GOAL OF THE EXERCISE: Reproduce the listing below exactly, minus its pictures.

INFORMATION SHOWN:
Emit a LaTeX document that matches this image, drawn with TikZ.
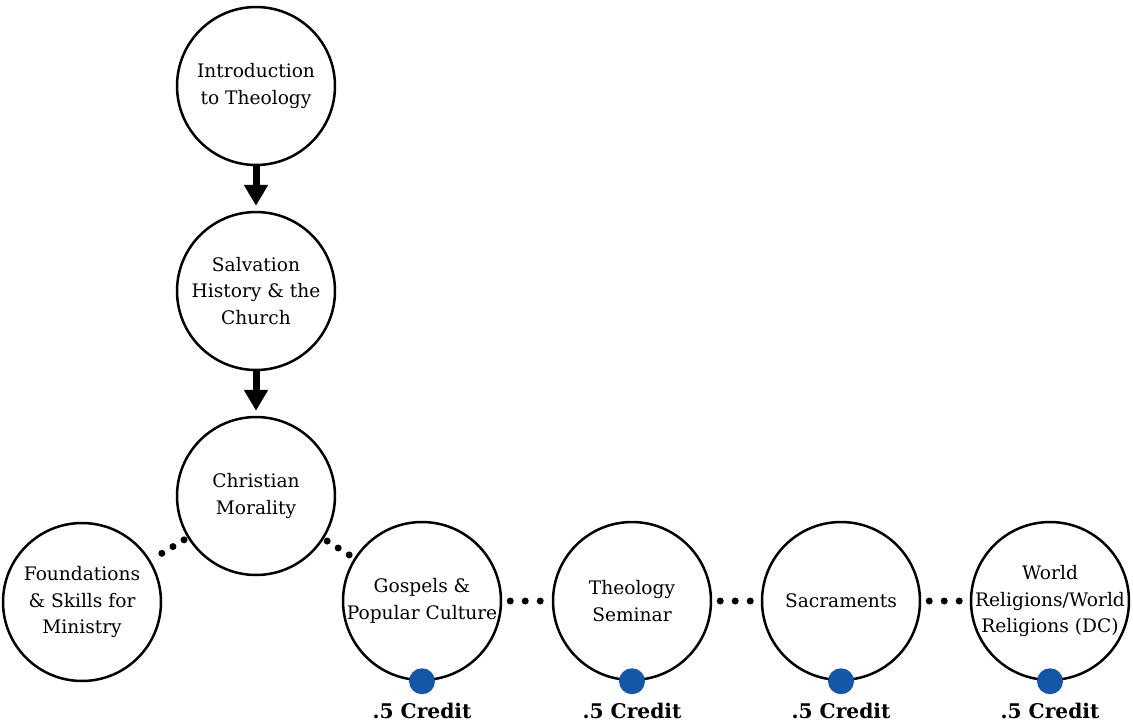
\documentclass[tikz,border=0pt]{standalone}
\usepackage{fontspec}
\setmainfont{DejaVu Serif}
\usetikzlibrary{arrows.meta}
\definecolor{creditblue}{HTML}{1457A8}
\tikzset{
  course/.style={circle, draw, line width=0.05cm, minimum size=3.16cm, inner sep=-0.1cm, align=center, font=\fontsize{10.6}{15}\selectfont},
  prereq/.style={line width=0.14cm, -{Triangle[width=0.46cm,length=0.42cm]}, shorten >=0.1cm},
  elective/.style={line width=0.14cm, line cap=round, dash pattern=on 0pt off 0.3cm, shorten <=0.16cm, shorten >=0.16cm},
  diagelective/.style={elective, dash pattern=on 0pt off 0.26cm, shorten <=0.08cm, shorten >=0.08cm},
  credit/.style={circle, fill=creditblue, minimum size=0.52cm, inner sep=0pt},
  creditlbl/.style={font=\bfseries\fontsize{11.5}{13}\selectfont}
}
\begin{document}
\begin{tikzpicture}[x=0.02cm, y=-0.02cm]
\useasboundingbox (0,0) rectangle (1133,725);
\node[course] (crs0) at (256,86) {Introduction\\to Theology};
\node[course] (crs1) at (256,291) {Salvation\\History \& the\\Church};
\node[course] (crs2) at (256,496) {Christian\\Morality};
\node[course] (crs3) at (82,602) {Foundations\\\& Skills for\\Ministry};
\node[course] (crs4) at (422,601) {Gospels \&\\Popular Culture};
\node[course] (crs5) at (632,601) {Theology\\Seminar};
\node[course] (crs6) at (841,601) {Sacraments};
\node[course] (crs7) at (1050,601) {World\\Religions/World\\Religions (DC)};
\draw[prereq] (crs0) -- (crs1);
\draw[prereq] (crs1) -- (crs2);
\draw[diagelective] (crs2) -- (crs3);
\draw[diagelective] (crs2) -- (crs4);
\draw[elective] (crs4) -- (crs5);
\draw[elective] (crs5) -- (crs6);
\draw[elective] (crs6) -- (crs7);
\foreach \i in {4,...,7}{
  \node[credit] (dot\i) at (crs\i.south) {};
  \node[creditlbl] (lbl\i) at ([yshift=-0.6cm]crs\i.south) {.5 Credit};
}
\end{tikzpicture}
\end{document}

SOLUTION BELOW:
Emit a LaTeX document that matches this image, drawn with TikZ.
\documentclass[tikz,border=0pt]{standalone}
\usepackage{fontspec}
\setmainfont{DejaVu Serif}
\usetikzlibrary{arrows.meta}
\definecolor{creditblue}{HTML}{1457A8}
\tikzset{
  course/.style={circle, draw, line width=0.05cm, minimum size=3.16cm, inner sep=-0.1cm, align=center, font=\fontsize{10.6}{15}\selectfont},
  prereq/.style={line width=0.14cm, -{Triangle[width=0.46cm,length=0.42cm]}, shorten >=0.1cm},
  elective/.style={line width=0.14cm, line cap=round, dash pattern=on 0pt off 0.3cm, shorten <=0.16cm, shorten >=0.16cm},
  diagelective/.style={elective, dash pattern=on 0pt off 0.26cm, shorten <=0.08cm, shorten >=0.08cm},
  credit/.style={circle, fill=creditblue, minimum size=0.52cm, inner sep=0pt},
  creditlbl/.style={font=\bfseries\fontsize{11.5}{13}\selectfont}
}
\begin{document}
\begin{tikzpicture}[x=0.02cm, y=-0.02cm]
\useasboundingbox (0,0) rectangle (1133,725);
\node[course] (crs0) at (256,86) {Introduction\\to Theology};
\node[course] (crs1) at (256,291) {Salvation\\History \& the\\Church};
\node[course] (crs2) at (256,496) {Christian\\Morality};
\node[course] (crs3) at (82,602) {Foundations\\\& Skills for\\Ministry};
\node[course] (crs4) at (422,601) {Gospels \&\\Popular Culture};
\node[course] (crs5) at (632,601) {Theology\\Seminar};
\node[course] (crs6) at (841,601) {Sacraments};
\node[course] (crs7) at (1050,601) {World\\Religions/World\\Religions (DC)};
\draw[prereq] (crs0) -- (crs1);
\draw[prereq] (crs1) -- (crs2);
\draw[diagelective] (crs2) -- (crs3);
\draw[diagelective] (crs2) -- (crs4);
\draw[elective] (crs4) -- (crs5);
\draw[elective] (crs5) -- (crs6);
\draw[elective] (crs6) -- (crs7);
\foreach \i in {4,...,7}{
  \node[credit] (dot\i) at (crs\i.south) {};
  \node[creditlbl] (lbl\i) at ([yshift=-0.6cm]crs\i.south) {.5 Credit};
}
\end{tikzpicture}
\end{document}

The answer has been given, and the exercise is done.